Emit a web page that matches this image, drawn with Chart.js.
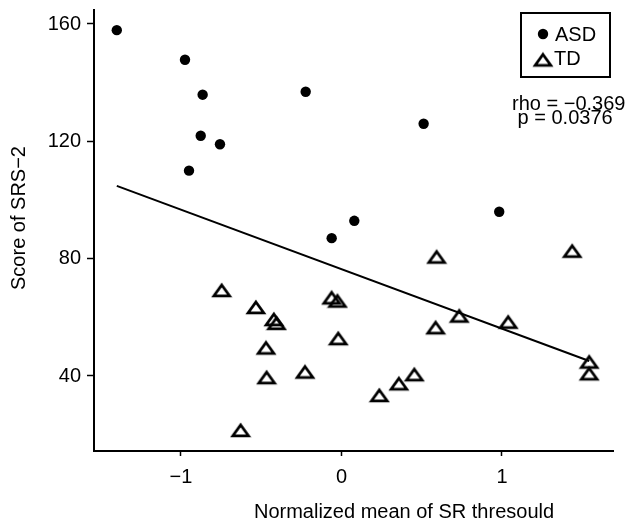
<!DOCTYPE html>
<html>
<head>
<meta charset="utf-8">
<script src="https://cdn.jsdelivr.net/npm/chart.js@4.4.1/dist/chart.umd.min.js"></script>
<style>
    html, body { margin: 0; padding: 0; background: #fff; }
    #wrap { width: 627px; height: 524px; }
</style>
</head>
<body>
<div id="wrap"><canvas id="myChart" width="627" height="524"></canvas></div>
<script>
// values
const asdX = [-1.40, -0.975, -0.865, -0.877, -0.757, -0.95, -0.223, 0.512, 0.983, 0.08, -0.061];
const asdY = [157.9, 147.8, 135.9, 121.9, 119.0, 110.0, 136.9, 126.0, 96.0, 92.9, 87.0];
const tdX = [-0.746, -0.533, -0.421, -0.405, -0.47, -0.466, -0.227, -0.628, 0.593, 1.438, -0.061,
             -0.025, -0.02, 0.587, 0.734, 1.039, 1.544, 1.544, 0.236, 0.358, 0.454];
const tdY = [69.3, 63.5, 59.4, 58.1, 49.7, 39.6, 41.5, 21.6, 80.7, 82.7, 66.8,
             65.7, 52.9, 56.6, 60.6, 58.5, 44.9, 40.9, 33.5, 37.5, 40.6];
const fitX = [-1.40, 1.544];
const fitY = [104.8, 45.1];
const xTicks = [-1, 0, 1];
const yTicks = [40, 80, 120, 160];
const groups = ['ASD', 'TD'];
const statLines = ['rho = \u22120.369', ' p = 0.0376'];

const FONT = "'Liberation Sans', Arial, Helvetica, sans-serif";

function toPoints(xs, ys) {
    return xs.map((x, i) => ({ x: x, y: ys[i] }));
}

// R style minus sign
function fmt(v) {
    return v < 0 ? '\u2212' + Math.abs(v) : String(v);
}

// open triangle like pch = 2
function makeTriangle() {
    const c = document.createElement('canvas');
    c.width = 22; c.height = 18;
    const g = c.getContext('2d');
    g.lineWidth = 2.8;
    g.strokeStyle = '#000';
    g.beginPath();
    g.moveTo(11, 4);
    g.lineTo(18.8, 14.8);
    g.lineTo(3.2, 14.8);
    g.closePath();
    g.stroke();
    return c;
}
const tri = makeTriangle();

const overlay = {
    id: 'overlay',
    afterDraw(chart) {
        const ctx = chart.ctx;
        ctx.save();
        ctx.fillStyle = '#000';
        ctx.strokeStyle = '#000';

        // legend box
        ctx.lineWidth = 2;
        ctx.strokeRect(521, 13, 89, 64);
        ctx.beginPath();
        ctx.arc(543, 34, 5.2, 0, Math.PI * 2);
        ctx.fill();
        ctx.drawImage(tri, 543 - tri.width / 2, 59.5 - tri.height / 2);

        ctx.font = '20px ' + FONT;
        ctx.textBaseline = 'alphabetic';
        ctx.textAlign = 'left';
        ctx.fillText(groups[0], 555, 41);
        ctx.fillText(groups[1], 554, 65);

        // stats
        ctx.fillText(statLines[0], 512, 110);
        ctx.fillText(statLines[1], 512, 124);

        // axis titles
        ctx.textAlign = 'center';
        ctx.fillText('Normalized mean of SR thresould', 404, 518);
        ctx.translate(25, 218);
        ctx.rotate(-Math.PI / 2);
        ctx.fillText('Score of SRS\u22122', 0, 0);
        ctx.restore();
    }
};

const ctx = document.getElementById('myChart').getContext('2d');
const chart = new Chart(ctx, {
    type: 'scatter',
    data: {
        datasets: [
            {
                label: 'fit',
                data: toPoints(fitX, fitY),
                showLine: true,
                borderColor: '#000',
                borderWidth: 2,
                pointRadius: 0
            },
            {
                label: groups[0],
                data: toPoints(asdX, asdY),
                pointStyle: 'circle',
                pointRadius: 5.2,
                backgroundColor: '#000',
                borderWidth: 0
            },
            {
                label: groups[1],
                data: toPoints(tdX, tdY),
                pointStyle: tri
            }
        ]
    },
    options: {
        responsive: false,
        animation: false,
        devicePixelRatio: 1,
        layout: { padding: { left: 0, top: 10, right: 14, bottom: 0 } },
        plugins: { legend: { display: false }, tooltip: { enabled: false } },
        scales: {
            x: {
                type: 'linear',
                min: -1.542,
                max: 1.692,
                afterBuildTicks: s => { s.ticks = xTicks.map(v => ({ value: v })); },
                afterFit: s => { s.height = 73; s.paddingLeft = 0; s.paddingRight = 0; },
                grid: { display: true, drawOnChartArea: false, drawTicks: true, tickLength: 5, tickWidth: 1.5, tickColor: '#000' },
                border: { display: true, color: '#000', width: 2 },
                ticks: { color: '#000', font: { family: FONT, size: 20 }, padding: 9, maxRotation: 0, callback: v => fmt(v) }
            },
            y: {
                type: 'linear',
                min: 14.43,
                max: 164.77,
                afterBuildTicks: s => { s.ticks = yTicks.map(v => ({ value: v })); },
                afterFit: s => { s.width = 94; s.paddingTop = 0; s.paddingBottom = 0; },
                grid: { display: true, drawOnChartArea: false, drawTicks: true, tickLength: 7, tickWidth: 1.5, tickColor: '#000' },
                border: { display: true, color: '#000', width: 2 },
                ticks: { color: '#000', font: { family: FONT, size: 20 }, padding: 6, callback: v => fmt(v) }
            }
        }
    },
    plugins: [overlay]
});
</script>
</body>
</html>
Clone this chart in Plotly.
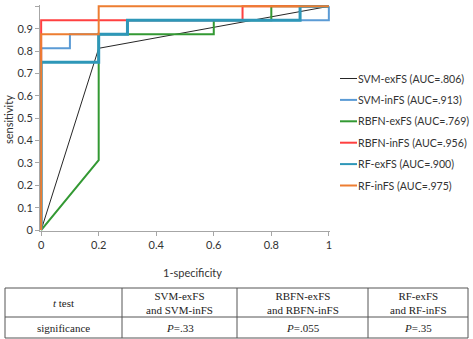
import plotly.graph_objects as go

# ROC curve data (1-specificity, sensitivity)
names = ["SVM-exFS (AUC=.806)", "SVM-inFS (AUC=.913)", "RBFN-exFS (AUC=.769)",
         "RBFN-inFS (AUC=.956)", "RF-exFS (AUC=.900)", "RF-inFS (AUC=.975)"]
fpr_svm_ex = [0, 0.2, 1]
tpr_svm_ex = [0, 0.8125, 1]
fpr_svm_in = [0, 0, 0.1, 0.1, 0.3, 0.3, 1, 1]
tpr_svm_in = [0, 0.8125, 0.8125, 0.875, 0.875, 0.9375, 0.9375, 1]
fpr_rbfn_ex = [0, 0.2, 0.2, 0.6, 0.6, 0.8, 0.8, 1]
tpr_rbfn_ex = [0, 0.3125, 0.875, 0.875, 0.9375, 0.9375, 1, 1]
fpr_rbfn_in = [0, 0, 0.7, 0.7, 1]
tpr_rbfn_in = [0, 0.9375, 0.9375, 1, 1]
fpr_rf_ex = [0, 0, 0.2, 0.2, 0.3, 0.3, 0.9, 0.9, 1]
tpr_rf_ex = [0, 0.75, 0.75, 0.875, 0.875, 0.9375, 0.9375, 1, 1]
fpr_rf_in = [0, 0, 0.2, 0.2, 1]
tpr_rf_in = [0, 0.875, 0.875, 1, 1]

x_ticks = [0, 0.2, 0.4, 0.6, 0.8, 1]
y_ticks = [0, 0.1, 0.2, 0.3, 0.4, 0.5, 0.6, 0.7, 0.8, 0.9, 1]

# t-test table
table_header = ["<i>t</i> test", "SVM-exFS<br>and SVM-inFS", "RBFN-exFS<br>and RBFN-inFS", "RF-exFS<br>and RF-inFS"]
table_row = ["significance", "<i>P</i>=.33", "<i>P</i>=.055", "<i>P</i>=.35"]

colors = ["#262626", "#5b9bd5", "#339933", "#ff4040", "#2e97b8", "#ed7d31"]
widths = [1, 2, 2, 2, 3, 2]
xs = [fpr_svm_ex, fpr_svm_in, fpr_rbfn_ex, fpr_rbfn_in, fpr_rf_ex, fpr_rf_in]
ys = [tpr_svm_ex, tpr_svm_in, tpr_rbfn_ex, tpr_rbfn_in, tpr_rf_ex, tpr_rf_in]

W, H = 473, 339
L, R, T, B = 40, 330, 5, 231  # plot area pixels

def xp(px):
    return (px - L) / (R - L)

def yp(py):
    return (B - py) / (B - T)

fig = go.Figure()
for i in range(6):
    fig.add_trace(go.Scatter(x=xs[i], y=ys[i], mode="lines", name=names[i],
                             showlegend=False,
                             line=dict(color=colors[i], width=widths[i])))

font_sans = "Lato, Open Sans, sans-serif"
font_serif = "Liberation Serif, serif"

fig.update_layout(
    width=W, height=H,
    margin=dict(l=L, r=W - R, t=T, b=H - B),
    paper_bgcolor="white", plot_bgcolor="white",
    font=dict(family=font_sans, size=11, color="#333"),
    showlegend=False,
    xaxis=dict(range=[-0.004, 1.004], tickvals=x_ticks, ticktext=[f"{v:g}" for v in x_ticks],
               showgrid=False, zeroline=False, showline=True, linecolor="#a6a6a6",
               ticks="outside", ticklen=4, tickcolor="#a6a6a6",
               tickfont=dict(size=11, color="#333")),
    yaxis=dict(range=[-0.004, 1.006], tickvals=y_ticks, ticktext=[f"{v:g}" for v in y_ticks],
               showgrid=False, zeroline=False, showline=True, linecolor="#a6a6a6",
               ticks="outside", ticklen=4, tickcolor="#a6a6a6",
               tickfont=dict(size=11, color="#333")),
)

def ann(text, x, y, size, family, color="#333", xanchor="center", angle=0):
    return dict(text=text, x=xp(x), y=yp(y), xref="paper", yref="paper",
                xanchor=xanchor, yanchor="middle", textangle=angle, showarrow=False,
                font=dict(size=size, color=color, family=family))

annotations = [
    ann("1-specificity", 192, 272, 11, font_sans),
    ann("sensitivity", 8, 120, 11, font_sans, angle=-90),
]
shapes = []

# legend (drawn manually to match the short key lines)
leg_x0, leg_x1, leg_text_x, leg_y0, leg_dy = 340, 357, 356, 78.5, 21.4
for i in range(6):
    yy = leg_y0 + i * leg_dy
    shapes.append(dict(type="line", xref="paper", yref="paper",
                       x0=xp(leg_x0), x1=xp(leg_x1), y0=yp(yy), y1=yp(yy),
                       line=dict(color=colors[i], width=min(widths[i], 2))))
    annotations.append(ann(names[i], leg_text_x, yy, 10.6, font_sans, xanchor="left"))

# table geometry in pixels
col_edges = [5, 122, 237, 368, 468]
row_edges = [288, 317, 338]
for yy in row_edges:
    shapes.append(dict(type="line", xref="paper", yref="paper",
                       x0=xp(col_edges[0]), x1=xp(col_edges[-1]), y0=yp(yy), y1=yp(yy),
                       line=dict(color="#555", width=1)))
for xx in col_edges:
    shapes.append(dict(type="line", xref="paper", yref="paper",
                       x0=xp(xx), x1=xp(xx), y0=yp(row_edges[0]), y1=yp(row_edges[-1]),
                       line=dict(color="#555", width=1)))

for j in range(4):
    cx = (col_edges[j] + col_edges[j + 1]) / 2
    annotations.append(ann(table_header[j], cx, (row_edges[0] + row_edges[1]) / 2, 11, font_serif, "#222"))
    annotations.append(ann(table_row[j], cx, (row_edges[1] + row_edges[2]) / 2, 11, font_serif, "#222"))

fig.update_layout(annotations=annotations, shapes=shapes)
fig.write_html("out.html")
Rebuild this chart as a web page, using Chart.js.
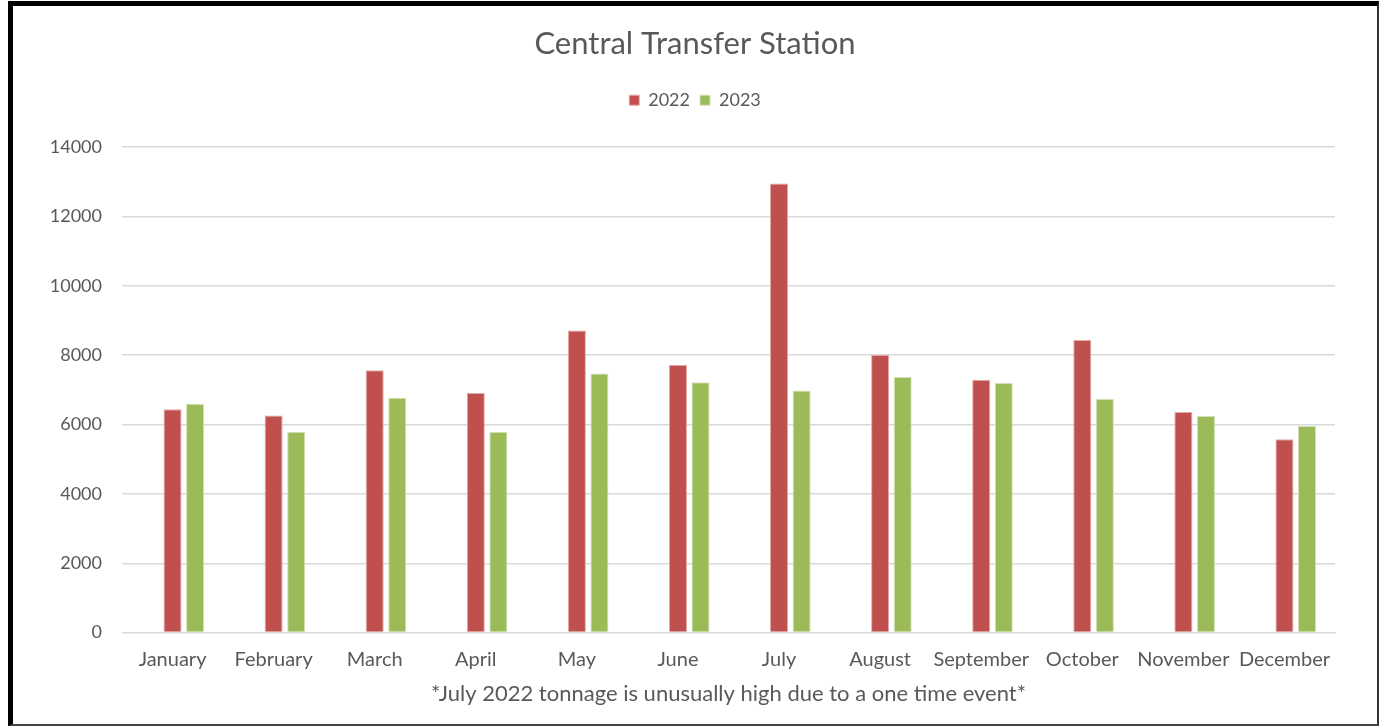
<!DOCTYPE html>
<html>
<head>
<meta charset="utf-8">
<script src="https://cdn.jsdelivr.net/npm/chart.js@4"></script>
<style>
  body { margin: 0; background: #fff; }
  #frame {
    position: absolute; left: 8px; top: 1px;
    width: 1364px; height: 718px;
    border-left: 5px solid #000; border-top: 5px solid #000;
    border-right: 2px solid #333; border-bottom: 2px solid #444;
    background: #fff;
  }
  #chart { display: block; }
</style>
</head>
<body>
<div id="frame"><canvas id="chart" width="1364" height="718"></canvas></div>
<script>
const months = ["January", "February", "March", "April", "May", "June", "July",
  "August", "September", "October", "November", "December"];
const tons2022 = [6440, 6260, 7570, 6910, 8710, 7720, 12950, 8010, 7290, 8440, 6360, 5580];
const tons2023 = [6600, 5790, 6770, 5790, 7470, 7220, 6980, 7370, 7200, 6740, 6250, 5960];
const yTicks = [0, 2000, 4000, 6000, 8000, 10000, 12000, 14000];

const textColor = "#595959";
const fontFam = "Lato, 'Open Sans', sans-serif";

// excel sheet has an empty series in front, it pushes the bars right of the label
const emptySeries = [];

const barOpts = { categoryPercentage: 0.67, barPercentage: 0.8, borderWidth: 1 };

const ctx = document.getElementById("chart").getContext("2d");
const chart = new Chart(ctx, {
  type: "bar",
  data: {
    labels: months,
    datasets: [
      { label: "", data: emptySeries, ...barOpts },
      { label: "2022", data: tons2022, backgroundColor: "#c0504d", borderColor: "#e3a9a7", ...barOpts },
      { label: "2023", data: tons2023, backgroundColor: "#9bbb59", borderColor: "#d3e2b6", ...barOpts }
    ]
  },
  options: {
    responsive: false,
    animation: false,
    layout: { padding: { left: 0, right: 0, top: 0, bottom: 17 } },
    plugins: {
      title: {
        display: true,
        text: "Central Transfer Station",
        color: textColor,
        font: { family: fontFam, size: 31, weight: "normal" },
        padding: { top: 19, bottom: 19 }
      },
      legend: {
        display: true,
        position: "top",
        labels: {
          color: textColor,
          font: { family: fontFam, size: 18 },
          boxWidth: 10,
          boxHeight: 10,
          padding: 10,
          filter: (item) => item.text !== ""
        }
      },
      tooltip: { enabled: false }
    },
    scales: {
      x: {
        grid: { display: false },
        border: { color: "#d9d9d9", width: 1 },
        ticks: {
          color: textColor,
          font: { family: fontFam, size: 20 },
          maxRotation: 0,
          autoSkip: false,
          padding: 7
        },
        title: {
          display: true,
          text: "*July 2022 tonnage is unusually high due to a one time event*",
          color: textColor,
          font: { family: fontFam, size: 22 },
          padding: { top: 2, bottom: 0 }
        }
      },
      y: {
        min: 0,
        max: 14000,
        afterFit: (scale) => { scale.width = 109; },
        afterBuildTicks: (scale) => { scale.ticks = yTicks.map(v => ({ value: v })); },
        grid: { color: "#d9d9d9", lineWidth: 1.5, drawTicks: false },
        border: { display: false },
        ticks: {
          color: textColor,
          font: { family: fontFam, size: 18 },
          padding: 20,
          callback: (v) => String(v)
        }
      },
      // blank space on the right so the title stays centred on the whole frame
      yRight: {
        position: "right",
        display: true,
        grid: { display: false },
        border: { display: false },
        ticks: { display: false },
        afterFit: (scale) => { scale.width = 42; }
      }
    }
  }
});

// more room under the legend, like the excel chart
const legendFit = chart.legend.fit;
chart.legend.fit = function () {
  legendFit.call(this);
  this.height += 28;
};
chart.update();
</script>
</body>
</html>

Short exercise:
Search the material above for "drawn". Pull out each line where it shows up.

Task solution:
Emit a web page that matches this image, drawn with Chart.js.
# legend (drawn manually to match the short key lines)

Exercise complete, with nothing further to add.